Referring to the column for simultaneous conjunction in the truth-table that follows:
Truth-Table No. 2
| A | B | A ° B | A ˄ B | A ˅ B |
| T | T | T | T | T |
| T | I | T | I | T |
| T | F | T | I | T |
| I | T | T | I | T |
| I | I | T | I | I |
| I | F | F | F | I |
| F | T | T | I | T |
| F | I | F | F | I |
| F | F | F | F | F |
We see that since P takes the truth-value T by the first predication and (P ˄ ˥P) is assigned the truth-value I by the fourth predication, the proposition P ˄ (P ˄ ˥P) takes the truth-value I.
The sixth predication consists of a negative statement conjoined with an indescribable statement at the same time.
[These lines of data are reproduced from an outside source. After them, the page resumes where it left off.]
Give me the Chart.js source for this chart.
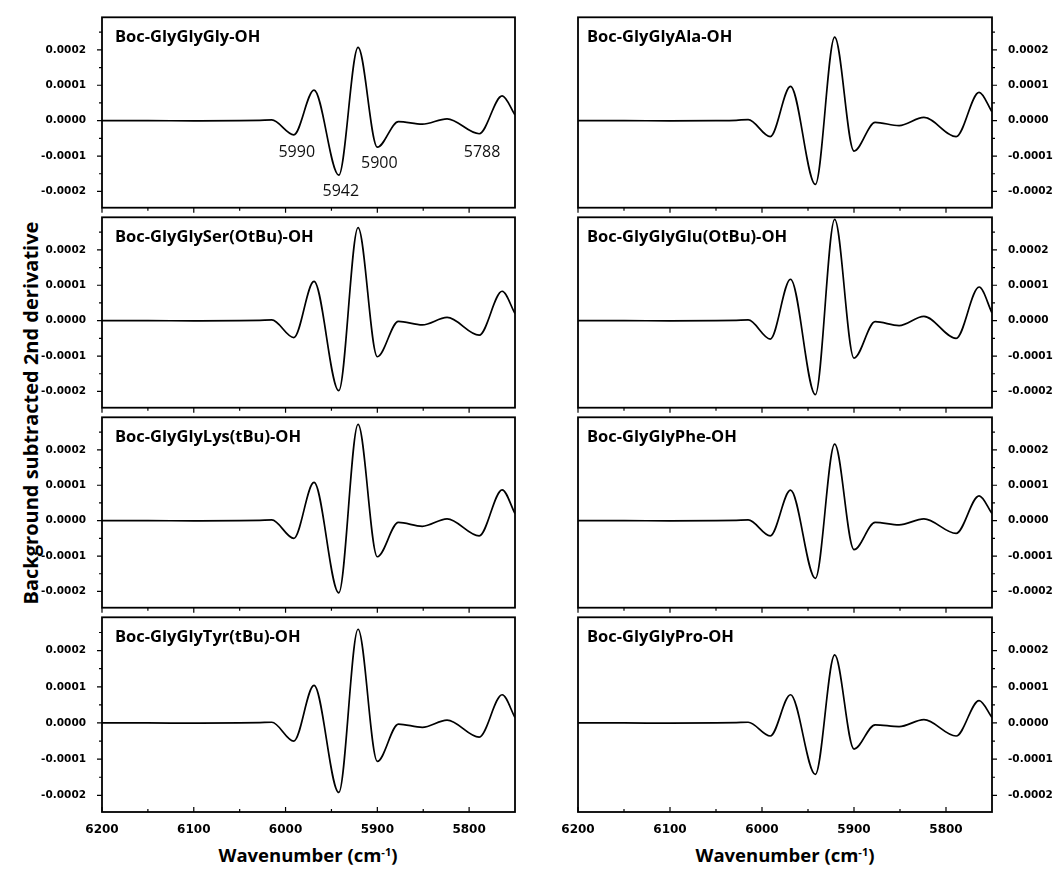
<!DOCTYPE html>
<html><head><meta charset="utf-8">
<script src="https://cdn.jsdelivr.net/npm/chart.js@4.4.0/dist/chart.umd.min.js"></script>
<style>
html,body{margin:0;padding:0;background:#fff;}
#wrap{position:relative;width:1062px;height:871px;overflow:hidden;background:#fff;}
#wrap canvas{position:absolute;}
.xt{position:absolute;top:846px;font-family:'Open Sans';font-weight:bold;font-size:18.5px;line-height:1;color:#000;transform:translateX(-50%);white-space:nowrap;}
.xt sup{font-size:11px;vertical-align:0.55em;line-height:0;}
#yt{position:absolute;left:31px;top:413px;font-family:'Open Sans';font-weight:bold;font-size:20px;line-height:1;color:#000;white-space:nowrap;transform:translate(-50%,-50%) rotate(-90deg);}
</style>
</head><body>
<div id="wrap">
  <div id="yt">Background subtracted 2nd derivative</div>
  <div class="xt" style="left:308px">Wavenumber (cm<sup>-1</sup>)</div>
  <div class="xt" style="left:785px">Wavenumber (cm<sup>-1</sup>)</div>
</div>
<script>
// ---- data ----
const wavenumber = [6200, 6150, 6100, 6050, 6028, 6015, 5991, 5969, 5942, 5921, 5900, 5877, 5851, 5824, 5789, 5764, 5750];
const glyGlyGly    = [0, 0, -0.005e-4, 0, 0.01e-4, 0.02e-4, -0.40e-4, 0.86e-4, -1.54e-4, 2.07e-4, -0.75e-4, -0.03e-4, -0.10e-4, 0.05e-4, -0.37e-4, 0.70e-4, 0.16e-4];
const glyGlySerOtBu = [0, 0, -0.005e-4, 0, 0.01e-4, 0.02e-4, -0.48e-4, 1.11e-4, -1.98e-4, 2.63e-4, -1.02e-4, -0.02e-4, -0.12e-4, 0.09e-4, -0.41e-4, 0.83e-4, 0.20e-4];
const glyGlyLysTBu = [0, 0, -0.005e-4, 0, 0.01e-4, 0.02e-4, -0.50e-4, 1.08e-4, -2.04e-4, 2.72e-4, -1.02e-4, -0.05e-4, -0.16e-4, 0.05e-4, -0.43e-4, 0.87e-4, 0.20e-4];
const glyGlyTyrTBu = [0, 0, -0.005e-4, 0, 0.01e-4, 0.02e-4, -0.50e-4, 1.04e-4, -1.92e-4, 2.59e-4, -1.06e-4, -0.03e-4, -0.12e-4, 0.08e-4, -0.39e-4, 0.78e-4, 0.15e-4];
const glyGlyAla    = [0, 0, -0.005e-4, 0, 0.01e-4, 0.03e-4, -0.45e-4, 0.97e-4, -1.80e-4, 2.36e-4, -0.86e-4, -0.05e-4, -0.14e-4, 0.09e-4, -0.45e-4, 0.80e-4, 0.25e-4];
const glyGlyGluOtBu = [0, 0, -0.005e-4, 0, 0.01e-4, 0.02e-4, -0.52e-4, 1.17e-4, -2.09e-4, 2.86e-4, -1.06e-4, -0.03e-4, -0.14e-4, 0.12e-4, -0.50e-4, 0.95e-4, 0.22e-4];
const glyGlyPhe    = [0, 0, -0.005e-4, 0, 0.01e-4, 0.02e-4, -0.43e-4, 0.86e-4, -1.63e-4, 2.16e-4, -0.82e-4, -0.05e-4, -0.12e-4, 0.05e-4, -0.36e-4, 0.70e-4, 0.20e-4];
const glyGlyPro    = [0, 0, -0.005e-4, 0, 0.01e-4, 0.02e-4, -0.36e-4, 0.78e-4, -1.42e-4, 1.88e-4, -0.72e-4, -0.05e-4, -0.10e-4, 0.09e-4, -0.36e-4, 0.62e-4, 0.15e-4];

const sampleNames = ['Boc-GlyGlyGly-OH', 'Boc-GlyGlySer(OtBu)-OH', 'Boc-GlyGlyLys(tBu)-OH', 'Boc-GlyGlyTyr(tBu)-OH',
                     'Boc-GlyGlyAla-OH', 'Boc-GlyGlyGlu(OtBu)-OH', 'Boc-GlyGlyPhe-OH', 'Boc-GlyGlyPro-OH'];
const seriesList = [glyGlyGly, glyGlySerOtBu, glyGlyLysTBu, glyGlyTyrTBu, glyGlyAla, glyGlyGluOtBu, glyGlyPhe, glyGlyPro];

const peakLabels = ['5990', '5942', '5900', '5788'];
const peakLabelX = [5990, 5942, 5900, 5788];
const peakLabelY = [-0.85e-4, -1.97e-4, -1.16e-4, -0.85e-4];

const xMajorTicks = [6200, 6100, 6000, 5900, 5800];
const xMinorTicks = [6150, 6050, 5950, 5850];
const yMajorTicks = [-0.0002, -0.0001, 0, 0.0001, 0.0002];
const yMinorTicks = [-0.00015, -0.00005, 0.00005, 0.00015, 0.00025];

// ---- frame / ticks / labels plugin ----
const framePlugin = {
  id: 'frame',
  afterDatasetsDraw(chart, args, o) {
    const ctx = chart.ctx, a = chart.chartArea, x = chart.scales.x, y = chart.scales.y;
    ctx.save();
    ctx.strokeStyle = '#000';
    ctx.lineWidth = 1.2;
    ctx.beginPath();
    const yt = (vals, len) => vals.forEach(v => {
      const p = y.getPixelForValue(v);
      if (p < a.top || p > a.bottom) return;
      if (o.col === 0) { ctx.moveTo(a.left - len, p); ctx.lineTo(a.left, p); }
      else { ctx.moveTo(a.right, p); ctx.lineTo(a.right + len, p); }
    });
    yt(yMajorTicks, 5); yt(yMinorTicks, 3);
    const xt = (vals, len) => vals.forEach(v => {
      const p = x.getPixelForValue(v);
      if (o.last) { ctx.moveTo(p, a.bottom); ctx.lineTo(p, a.bottom - len); }
      else { ctx.moveTo(p, a.bottom); ctx.lineTo(p, a.bottom + len); }
    });
    xt(xMajorTicks, 5); xt(xMinorTicks, 3);
    ctx.stroke();
    ctx.lineWidth = 1.8;
    ctx.strokeRect(a.left, a.top, a.right - a.left, a.bottom - a.top);
    // panel name
    ctx.fillStyle = '#000';
    ctx.font = 'bold 16.5px "Open Sans"';
    ctx.textAlign = 'left';
    ctx.textBaseline = 'alphabetic';
    ctx.fillText(o.name, a.left + (o.col === 0 ? 13 : 9), a.top + 25);
    if (o.annotate) {
      ctx.font = '16px "Open Sans"';
      ctx.fillStyle = '#111';
      ctx.textAlign = 'center';
      ctx.textBaseline = 'alphabetic';
      peakLabels.forEach((t, i) => ctx.fillText(t, x.getPixelForValue(peakLabelX[i]) + 2, y.getPixelForValue(peakLabelY[i]) + 6));
    }
    ctx.restore();
  }
};

const wrap = document.getElementById('wrap');
function fmt(v) { return Math.abs(v) < 1e-12 ? '0.0000' : v.toFixed(4); }

seriesList.forEach((series, idx) => {
  const col = idx < 4 ? 0 : 1, row = idx % 4, last = row === 3;
  const left = col === 0 ? 0 : 540, width = col === 0 ? 530 : 522;
  const top = 3 + 200 * row, height = last ? 240 : 219;
  const cv = document.createElement('canvas');
  cv.width = width; cv.height = height;
  cv.style.left = left + 'px'; cv.style.top = top + 'px';
  cv.style.width = width + 'px'; cv.style.height = height + 'px';
  wrap.appendChild(cv);
  const xScale = {
    type: 'linear', min: 5750, max: 6200, reverse: true, display: last,
    grid: { display: false }, border: { display: false },
    ticks: { stepSize: 100, includeBounds: false, padding: 3, maxRotation: 0, autoSkip: false, color: '#000',
             font: { family: 'DejaVu Sans', weight: 'bold', size: 12 }, callback: v => String(v) }
  };
  if (last) xScale.afterFit = s => { s.height = 31; };
  new Chart(cv, {
    type: 'line',
    data: { datasets: [{
      data: wavenumber.map((w, i) => ({ x: w, y: series[i] })),
      borderColor: '#000', borderWidth: 1.7, pointRadius: 0, fill: false,
      cubicInterpolationMode: 'monotone'
    }] },
    options: {
      responsive: false, animation: false, devicePixelRatio: 1,
      layout: { padding: { left: col === 0 ? 0 : 38, right: col === 0 ? 15 : 0, top: 10, bottom: last ? 0 : 10 } },
      plugins: { legend: { display: false }, tooltip: { enabled: false },
                 frame: { col, last, name: sampleNames[idx], annotate: idx === 0 } },
      scales: {
        x: xScale,
        y: {
          type: 'linear', position: col === 0 ? 'left' : 'right', min: -0.000246, max: 0.000292,
          grid: { display: false }, border: { display: false },
          ticks: { stepSize: 0.0001, includeBounds: false, padding: 8, color: '#000',
                   font: { family: 'DejaVu Sans', weight: 'bold', size: 10.5 }, callback: v => fmt(v) },
          afterFit: s => { s.width = col === 0 ? 102 : 70; }
        }
      }
    },
    plugins: [framePlugin]
  });
});
</script>
</body></html>
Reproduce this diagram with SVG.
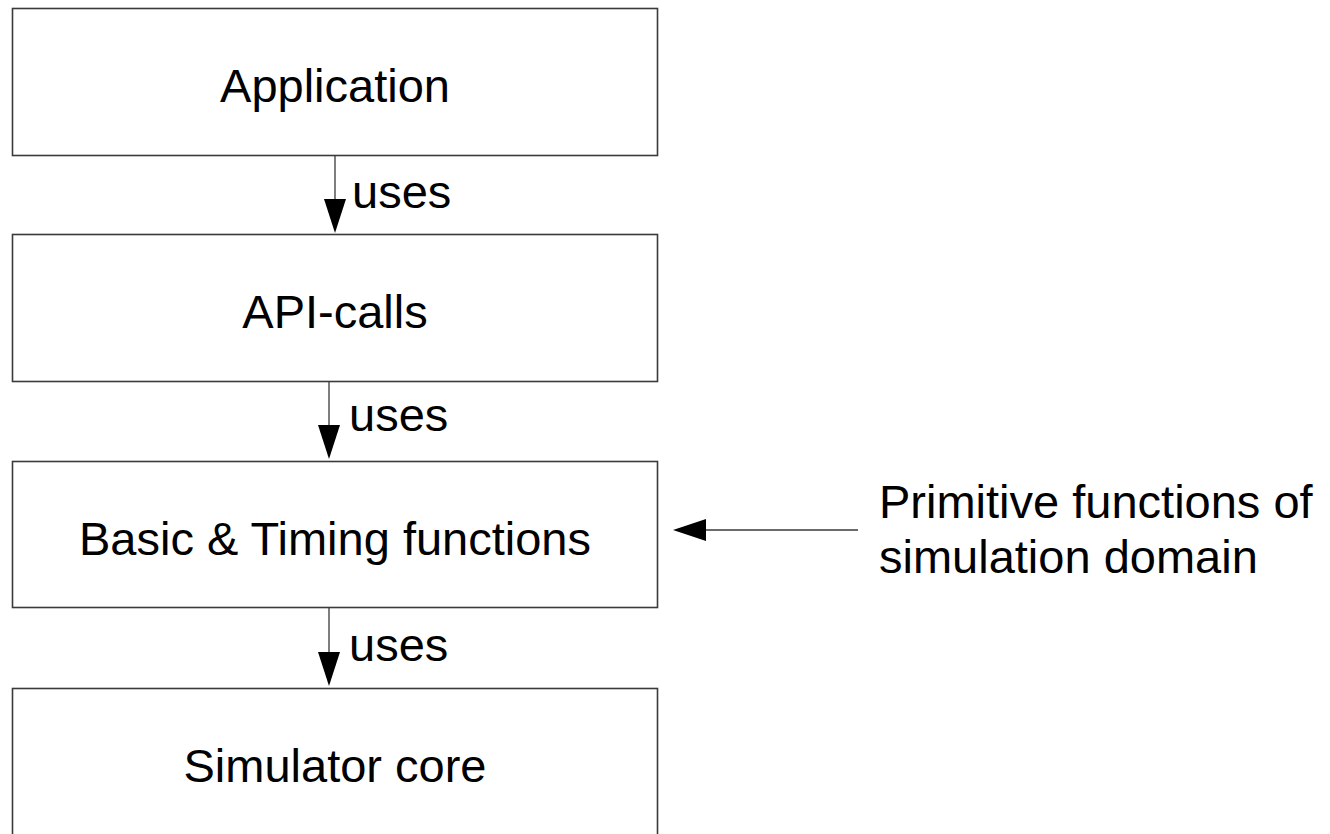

We denote this sixth predication by (˥P) ˄ (P ˄ ˥P). Referring to the column for the simultaneous conjunction (˄) in the table given above, we see that since ˥P takes the truth-value I by the predication and (P ˄ ˥P) is assigned the truth-value I by the fourth predication we see that the proposition ˥P ˄ (P ˄ ˥P) takes the truth-value I.
The seventh or the last predication consists of an affirmative and negative statements made non-simultaneously conjoined simultaneously with affirmative and the negative statement conjoined simultaneously. This statement is denoted by (P° ˥P) ˄ (P ˄ ˥P). Referring to the columns for the connectives for simultaneous conjunction and for non-simultaneous conjunction in the truth-table No. 2 and noting that P takes the truth-value T by the first predication and ˥P takes the truth-value I by the second predication. We see that (P° ˥P) takes the truth-value T (third predication) and (P ˄ ˥P) takes the truth-value I (fourth predication). The seventh predication thus takes the truth-value I according to the same truth-table.
Hence, we see that the pramāṇa saptabhaṅgī of the Jainas is a table of seven statements which are derived from a true statement by the operations of negation, non-simultaneous and simultaneous conjunctions that are denoted by ˥, °, ˄ respectively.
Let us consider P as a true statement then the pramāṇa saptabhaṅgī can be represented as follows:
(1) P (assertion of P)
(2) Not P ('complete' negation of P) denoted by ˥P
(3) P and non-simultaneously not P (non-simultaneous conjunction of P and ˥P) denoted by P° ˥P
(4) P and simultaneously not P (simultaneous conjunction of P and ˥P) denoted by (P ˄ ˥P)
(5) P and simultaneously (P and simultaneously not P) denoted by P ˄ (P ˄ ˥P)
(6) Not P and simultaneously (P and simultaneously not P) denoted by ˥P ˄ (P ˄ ˥P)
(7) (P and non-simultaneously not P) and simultaneously (P and simultaneously not P) denoted by (P° ˥P) ˄ (P ˄ ˥P)
Pictorially we can depict the pramāṇa saptabhaṅgī as follows with the truth-values to the right:
| OBJECT X | P | (T) |
| ˥P | (I) | |
| P° ˥P | (T) | |
| P ˄ ˥P | (I) | |
| P ˄ (P ˄ ˥P) | (I) | |
| ˥P ˄ (P ˄ ˥P) | (I) | |
| (P° ˥P) ˄ (P ˄ ˥P) | (I) |
An object X can be viewed from any one of these seven standpoints. However, since the totality of all these seven possibilities comprises the pramāṇa saptabhaṅgī (Complete judgement of the phenomenal world in terms of seven possibilities), the disjunction, denoted by ˅, of these seven predication should lead to a tautology. We can represent this disjunction as follows:
(P ˅ 1 P) ˅ (P° ˥P) ˅ (P ˄ ˥P) ˅
[P ˄ (P ˄ ˥P)] ˅ [(˥P) ˄ (P ˄ ˥P)] ˅
[(P° ˥P) ˄ (P ˄ ˥P)].
As we have noted earlier, the seven predications, conjoined by the disjunction above, take the truth-value T, I, T, I, I, I respectively. Referring to the column for the disjunction in the truth-value No. 2 and noting that the disjunction is associative as can be easily checked using the same truth-table, we see that the disjunction of all these seven predications is indeed a tautology taking the truth-value T.